I was only 26 years old when I learned my first lesson of good working relationship. That was that whatever position I held that I did not always know more than the others that work around me or for me. My position at that time was as a manager in the deep South. I had been living before in Queens, New York, and was sent south to be the plant manager of a rather small operation in the Softgoods industry of about 125 individuals.
The second day as manager of this clothing plant I heard a commotion in my outer office. The lady who took care of this office was dealing with an hysterical young lady. This young lady who I found to be about my age was yelling and crying saying; I want to see the boss man, I want to see the boss man. My outer office worker was doing her best to shield me from this young woman. When I heard all this going on I told my outer office lady please allow the young woman to enter my office. This young woman entered in a very hysterical manner she cried out; Mr. boss man, Mr. boss man it is terrible, it’s terrible. I stood up and said what is wrong honey? (Now I know that nowadays it is not proper to call a female honey,) but I’m from a different time, and on top of that from New York City. I still call women honey and many of them call me dear. Well, that is something else. Anyway, I said what’s wrong? She said Mr. boss man, it’s terrible, I am pregnant, I’m pregnant.

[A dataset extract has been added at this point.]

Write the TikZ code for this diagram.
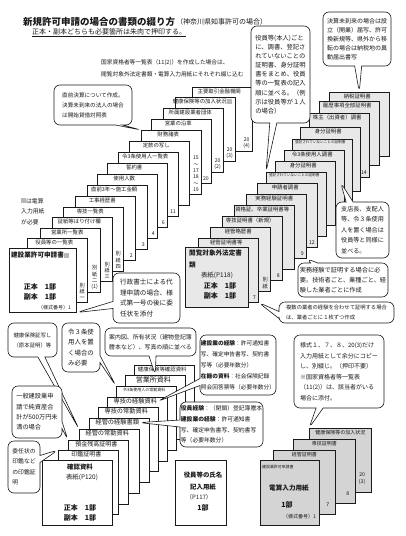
\documentclass[tikz,border=0pt]{standalone}
\usepackage{fontspec}
\setmainfont{Noto Sans CJK JP}
\usetikzlibrary{calc,shapes.callouts,shadows}
\definecolor{pageGrey}{HTML}{E8E8E8}
\definecolor{inputGrey}{HTML}{D4D4D4}
\definecolor{markGrey}{HTML}{B8B8B8}
\definecolor{inkDark}{HTML}{1A1A1A}
\newcommand{\mk}{\textcolor{markGrey}{\rule{5pt}{5pt}}}

\begin{document}
\begin{tikzpicture}[x=1pt,y=-1pt,
  font=\fontsize{5.6}{10}\selectfont, text=inkDark,
  pg/.style={draw=inkDark, line width=0.55pt, fill=white, anchor=north west,
    minimum width=60pt, minimum height=64pt, inner sep=0pt,
    drop shadow={shadow xshift=1.2pt, shadow yshift=-1.2pt, fill=black!60, opacity=0.8}},
  pgg/.style={pg, fill=pageGrey},
  pgi/.style={pg, fill=inputGrey},
  pglbl/.style={anchor=north, inner sep=0pt, font=\fontsize{5.4}{6}\selectfont},
  pgnum/.style={anchor=south east, inner sep=0pt, align=center,
    font=\fontsize{5.2}{6.4}\selectfont},
  txt/.style={inner sep=0pt},
  bold/.style={inner sep=0pt, font=\fontsize{7}{8}\selectfont\bfseries},
  bubble/.style={rectangle callout, draw=inkDark, fill=white, line width=0.6pt,
    rounded corners=6pt, align=left, inner sep=0pt, callout pointer width=7pt},
]
\useasboundingbox (0,0) rectangle (406,536);
\fill[white] (0,0) rectangle (406,536);

% ---------------------------- headings ------------------------------------
\node[txt, anchor=west, font=\fontsize{9.5}{10}\selectfont\bfseries] (title) at (23,22)
  {新規許可申請の場合の書類の綴り方};
\node[txt, anchor=west, font=\fontsize{7}{8}\selectfont] (area) at (176,22)
  {（神奈川県知事許可の場合）};
\node[txt, anchor=west, font=\fontsize{7}{8}\selectfont] (sub) at (32,33)
  {\underline{正本・副本どちらも必要箇所は朱肉で押印する。}};
\node[txt, anchor=north west, align=left, font=\fontsize{5.7}{12}\selectfont] (note) at (101,59)
  {国家資格者等一覧表（11(2)）を作成した場合は、\\閲覧対象外法定書類・電算入力用紙にそれぞれ綴じ込む};
\node[txt, anchor=north west, align=left, font=\fontsize{5.8}{10.5}\selectfont] (legend) at (21,198)
  {\mk は電算\\入力用紙\\が必要};

% ---------------------------- main stack (white) --------------------------
\foreach \i/\x/\y/\lb/\nm in {
  15/192/87/主要取引金融機関/{20\\(4)},
  14/175/97/{健康保険等の加入状況\mk}/{20\\(3)},
  13/163/108/所属建設業者団体/{20\\(2)},
  12/151/119/営業の沿革/20,
  11/141/130/財務諸表/{15\\～\\17\\18\\～\\19},
  10/129/141/定款の写し/{},
  9/118/152/令3条使用人一覧表/11,
  8/107/163/誓約書/6,
  7/97/174/使用人数/4,
  6/87/185/直前3年～施工金額/3,
  5/75/196/工事経歴書/2,
  4/63/207/専技一覧表/{別\\紙\\四},
  3/52/217/証紙等はり付け欄/{別\\紙\\三},
  2/40/228/営業所一覧表/{別\\紙\\二\\(1)},
  1/27/238/役員等の一覧表/{別\\紙\\一}}{
  \node[pg] (L\i) at (\x,\y) {};
  \node[pglbl] (L\i t) at ($(L\i.north)+(-3,1.5)$) {\lb};
  \node[pgnum] (L\i n) at ($(L\i.south east)+(-2.5,-2.5)$) {\nm};
}
\node[pg, minimum width=67pt] (L0) at (9,248) {};
\node[bold, font=\fontsize{6.6}{7}\selectfont\bfseries] (L0t) at (40,255) {建設業許可申請書\mk};
\node[bold] (L0a) at (40,287) {正本　1部};
\node[bold] (L0b) at (40,297) {副本　1部};
\node[txt, anchor=east, font=\fontsize{5}{6}\selectfont] (L0c) at (71,308) {（様式番号）1};

% ---------------------------- closed stack (grey) -------------------------
\foreach \i/\x/\y/\lb/\nm in {
  14/329/92/納税証明書/{},
  13/319/101/履歴事項全部証明書/{},
  12/309/113/株主（出資者）調書/14,
  11/300/127/身分証明書/{},
  10/292/139/{\fontsize{3.6}{4}\selectfont 登記されていないことの証明書}/{},
  9/284/150/令3条使用人調書/13,
  8/275/161/身分証明書/{},
  7/266/172/{\fontsize{3.6}{4}\selectfont 登記されていないことの証明書}/{},
  6/257/183/申請者調書/12,
  5/246/194/実務経験証明書/9,
  4/234/205/資格証、卒業証明書等/{},
  3/222/216/専技証明書（新規）/8,
  2/210/227/経管略歴書/{別\\紙},
  1/198/238/経管証明書等/7}{
  \node[pgg] (M\i) at (\x,\y) {};
  \node[pglbl] (M\i t) at ($(M\i.north)+(-2,1.5)$) {\lb};
  \node[pgnum] (M\i n) at ($(M\i.south east)+(-2.5,-2.5)$) {\nm};
}
\node[pgg, minimum width=63pt, minimum height=60pt] (M0) at (185,247) {};
\node[txt, anchor=north west, align=left, font=\fontsize{6.6}{12}\selectfont\bfseries] (M0t) at (189,250)
  {閲覧対象外法定書\\類};
\node[txt, font=\fontsize{6.4}{7}\selectfont] (M0p) at (217,275) {表紙(P118)};
\node[bold] (M0a) at (220,286) {正本　1部};
\node[bold] (M0b) at (220,296) {副本　1部};

% ---------------------------- check documents -----------------------------
\foreach \i/\x/\y/\lb in {
  9/134/365/健康保険等確認資料,
  8/125/375/{\fontsize{7}{8}\selectfont 営業所資料},
  7/116/386/{\fontsize{4}{5}\selectfont 令3条使用人の常勤資料},
  6/107/397/{\fontsize{6.2}{7}\selectfont 専技の経験資料},
  5/98/407/{\fontsize{6.2}{7}\selectfont 専技の常勤資料},
  4/89/418/{\fontsize{6.2}{7}\selectfont 経管の経験書類},
  3/79/429/{\fontsize{6.2}{7}\selectfont 経管の常勤資料},
  2/68/440/{\fontsize{6}{7}\selectfont 預金残高証明書},
  1/58/450/{\fontsize{6}{7}\selectfont 印鑑証明書}}{
  \node[pg] (BL\i) at (\x,\y) {};
  \node[pglbl] (BL\i t) at ($(BL\i.north)+(-2,1.5)$) {\lb};
}
\node[pg, minimum width=70pt, minimum height=65pt] (BL0) at (42,460) {};
\node[bold, font=\fontsize{6.4}{7}\selectfont\bfseries] (BL0t) at (80,467) {確認資料};
\node[txt, font=\fontsize{6.4}{7}\selectfont] (BL0p) at (82,477) {表紙(P120)};
\node[bold] (BL0a) at (80,508) {正本　1部};
\node[bold] (BL0b) at (80,518) {副本　1部};

% ---------------------------- officer name sheet --------------------------
\node[pg, minimum width=51pt, minimum height=65pt] (BM) at (175,460) {};
\node[bold, font=\fontsize{6.4}{7}\selectfont\bfseries] (BMa) at (203,475) {役員等の氏名};
\node[bold, font=\fontsize{6.4}{7}\selectfont\bfseries] (BMb) at (203,487) {記入用紙};
\node[txt, anchor=west, font=\fontsize{6}{7}\selectfont] (BMc) at (186,497) {（P117）};
\node[bold] (BMd) at (203,508) {1部};

% ---------------------------- input sheets (grey) -------------------------
\foreach \i/\x/\y/\lb/\nm in {
  3/309/428/健康保険等の加入状況/{20\\(3)},
  2/293/439/専技証明書/8,
  1/273/450/経管証明書/7}{
  \node[pgi, minimum width=62pt] (BR\i) at (\x,\y) {};
  \node[pglbl, font=\fontsize{5}{6}\selectfont] (BR\i t) at ($(BR\i.north)+(0,2)$) {\lb};
  \node[pgnum] (BR\i n) at ($(BR\i.south east)+(-6,-8)$) {\nm};
}
\node[pgi, minimum width=59pt, minimum height=65pt] (BR0) at (260,460) {};
\node[txt, anchor=west, font=\fontsize{3.9}{4}\selectfont] (BR0t) at (262,467) {建設業許可申請書};
\node[bold, font=\fontsize{6.6}{7}\selectfont\bfseries] (BR0a) at (289,488) {電算入力用紙};
\node[bold] (BR0b) at (287,505) {1部};
\node[txt, anchor=east, font=\fontsize{5}{6}\selectfont] (BR0c) at (316,517) {（様式番号）1};

% ---------------------------- callouts ------------------------------------
\node[bubble, minimum width=78pt, minimum height=40pt,
  callout absolute pointer={(L11.north west)}] (cFin) at (93,105)
  {直前決算について作成。\\決算未到来の法人の場合\\は開始貸借対照表};

\node[bubble, minimum width=59pt, minimum height=97pt,
  font=\fontsize{6.3}{9.1}\selectfont,
  callout absolute pointer={(M7.north west)}] (cOff) at (280.5,74.5)
  {役員等(本人)ごと\\に、調書、登記さ\\れていないことの\\証明書、身分証明\\書をまとめ、役員\\等の一覧表の記入\\順に並べる。（例\\示は役員等が１人\\の場合）};

\node[bubble, minimum width=68pt, minimum height=54pt,
  font=\fontsize{6}{9}\selectfont,
  callout absolute pointer={(M14.north)}] (cTax) at (357,39)
  {決算未到来の場合は設\\立（開業）届写、許可\\換新規等、県外から移\\転の場合は納税地の異\\動届出書写};

\node[bubble, minimum width=53pt, minimum height=56pt,
  font=\fontsize{6.1}{10.5}\selectfont,
  callout absolute pointer={($(M9.east)+(-4,0)$)}] (cBr) at (362.5,230)
  {支店長、支配人\\等、令３条使用\\人を置く場合は\\役員等と同様に\\並べる。};

\node[bubble, minimum width=90pt, minimum height=34pt,
  font=\fontsize{6.2}{10}\selectfont,
  callout absolute pointer={(M5.south east)}] (cExp) at (343,280)
  {実務経験で証明する場合に必\\要。技術者ごと、業種ごと、経\\験した業者ごとに作成};

\node[bubble, minimum width=115pt, minimum height=21pt,
  font=\fontsize{5.3}{10}\selectfont,
  callout absolute pointer={(M1.south east)}] (cMul) at (336.5,312.5)
  {複数の業者の経験を合わせて証明する場合\\は、業者ごとに１枚ずつ作成};

\node[bubble, minimum width=67pt, minimum height=50pt,
  font=\fontsize{6.6}{10.5}\selectfont,
  callout absolute pointer={(L0.south east)}] (cAgt) at (146.5,298)
  {行政書士による代\\理申請の場合、様\\式第一号の後に委\\任状を添付};

\node[bubble, minimum width=49pt, minimum height=34pt,
  font=\fontsize{5.4}{10}\selectfont,
  callout absolute pointer={(BL3.north west)}] (cIns) at (32.5,340)
  {健康保険証写し\\（原本証明）等};

\node[bubble, minimum width=38pt, minimum height=49pt,
  font=\fontsize{6.4}{10.5}\selectfont,
  callout absolute pointer={(BL7.north west)}] (cThr) at (81,347.5)
  {令３条使\\用人を置\\く場合の\\み必要};

\node[bubble, minimum width=91pt, minimum height=28pt,
  font=\fontsize{5.9}{10}\selectfont,
  callout absolute pointer={(BL8.north)}] (cShop) at (150.5,342)
  {案内図、所有状況（建物登記簿\\謄本など）、写真の順に並べる};

\node[bubble, minimum width=76pt, minimum height=60pt,
  font=\fontsize{5.7}{11}\selectfont,
  callout absolute pointer={(BL6t.east)}] (cEng) at (238,365)
  {\textbf{建設業の経験}：許可通知書\\写、確定申告書写、契約書\\写等（必要年数分）\\\textbf{在籍の資料}：社会保険記録\\照会回答票等（必要年数分）};

\node[bubble, minimum width=83pt, minimum height=45pt,
  font=\fontsize{5.8}{10.7}\selectfont,
  callout absolute pointer={(BL4t.east)}] (cMgr) at (221.5,424.5)
  {\textbf{役員経験}：（閉鎖）登記簿謄本\\\textbf{建設業の経験}：許可通知書\\写、確定申告書写、契約書写\\等（必要年数分）};

\node[bubble, minimum width=50pt, minimum height=52pt,
  font=\fontsize{6.2}{10.3}\selectfont,
  callout absolute pointer={(BL2.north west)}] (cGen) at (37,412)
  {一般建設業申\\請で純資産合\\計が500万円未\\満の場合};

\node[bubble, minimum width=32pt, minimum height=52pt,
  font=\fontsize{5.8}{10.5}\selectfont,
  callout absolute pointer={(BL1.north west)}] (cSeal) at (24,467)
  {委任状の\\印鑑など\\の印鑑証\\明};

\node[bubble, minimum width=90pt, minimum height=73pt,
  font=\fontsize{6}{10.5}\selectfont,
  callout absolute pointer={(BR3.north west)}] (cInp) at (339,371.5)
  {様式１、７、８、20(3)だけ\\入力用紙として余分にコピー\\し、別綴じ。（押印不要）\\※国家資格者等一覧表\\（11(2)）は、該当者がいる\\場合に添付。};

\end{tikzpicture}
\end{document}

At once I knew that I lacked a good answer, and how to help this poor confused and hurt individual. So I said; honey, it could not have been me, since I only came here yesterday. She stopped in her tracks sat down and laughed. She became a wonderful worker, and a friend. (I also know that today the boss is not to make friends with the help.) The lesson to me was that you always don’t have the answer, but if you can be human, and perhaps use a little humor many problems can be solved.